In diabetics, the production of insulin cannot run as well as it should. While in type-2 diabetes (a kind of diabetes that takes about more than 90 % of all diabetes cases) the pancreas is still able to make some insulin but doesn’t meet to the body needs, the production of insulin in type-1 is much lower or even some have no any insulin from their pancreas.
Therefore, most individuals with type-1 need to take insulin replacement in order to supply adequate insulin for their glucose metabolism!
But while taking insulin is helpful for blood sugar control, this option also increases the chance of getting hypoglycemia. There is a chance for patients to take insulin too much, though they have followed instructions on how to take their insulin properly.
Excessive insulin in the bloodstream can significantly remove glucose from the bloodstream. As a result, the blood sugar can drop drastically at short time. Accidentally taking insulin in healthy individuals (non diabetics) also can lead to hypoglycemia.
Most people (both diabetics & non-diabetics) can develop symptoms of hypoglycemia if their blood sugar is lower than 60-70 mg /dL, according to the American Diabetes Association.
Generally, the symptoms that occur are dependent on how far your blood glucose drops.
Headache /dizziness, increased hunger, anxiety /irritability /mood swings, confusion /difficulty concentrating, shakiness /trembling, sweating, increased heartbeats, paleness on the skin, and lack of energy /weakness /fatigue /poor coordination are some common early signs of hypoglycemia. If left untreated, the problem can get worse and may cause the following symptoms:
- Severe headache.
- Extremely poor coordination and very poor /loss of concentration.
- Tongue and mouth that become numbness.
- Bad dreams and extremely sweating while you sleep.
- And even can be potential to lead to passing out.
The following are some helpful tips to help lower your risk when taking insulin:
- If your doctor /healthcare provider has made a treatment plan, follow it completely especially your meal plan!
- You try with eating 3 evenly spaced meals a day. This can help your insulin work more regularly.
- Do your exercise in regular basis – plan it!
- Make sure you take your diabetes medicines and insulin properly, particularly for the dosage! If necessary, double check the dosage each time before taking them!
- Completely understand about when your insulin replacement gets its peak level! This is important for you to estimate of when you should get your next meal or do your exercise.
- Get to know first aids you need to do to treat hypoglycemia! For instance, you should carry sugar-containing foods with you at all times. These foods can be helpful if early hypoglycemia symptoms strike.
- Follow completely the instruction from your doctor of when you should check your blood sugar! It’s important to keep monitoring the fluctuation of your blood glucose.
- And make sure at least one of your family members or your friends knows how to administer an injection of glucagon or other appropriate medicines when you have a severe hypoglycemia case (a situation when you are more likely to have loss of consciousness).

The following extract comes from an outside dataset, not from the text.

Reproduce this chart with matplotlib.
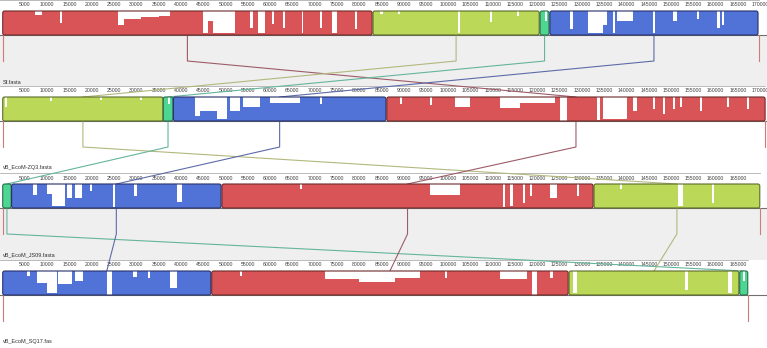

Typically, hypoglycemia occurs when you skip your meals or don’t eat for long hours or after doing strenuous exercise without eating before exercise. But did you know that it also can occur after eating (the time of when typically blood glucose reaches its peak level)?
In diabetics, reactive hypoglycemia (a term used to describe low blood sugar that develops after meal) usually occur after eating many foods high in simple sugar.
Sometime it also occurs if patients skip their meal plan (eating meals irregularly), drink excessive alcohol (especially without eating adequate foods), skip their meals when ill, don’t eat their whole meal, take strenuous workout, or miss snacks as prescribed.
There are a lot of options for diet plan on preventing hypoglycemia if you have type-1 diabetes. In general, a healthy and well-balanced diet is the key. The major goal of the diet plan is how to keep the balance of blood glucose as close to normal as possible throughout the day.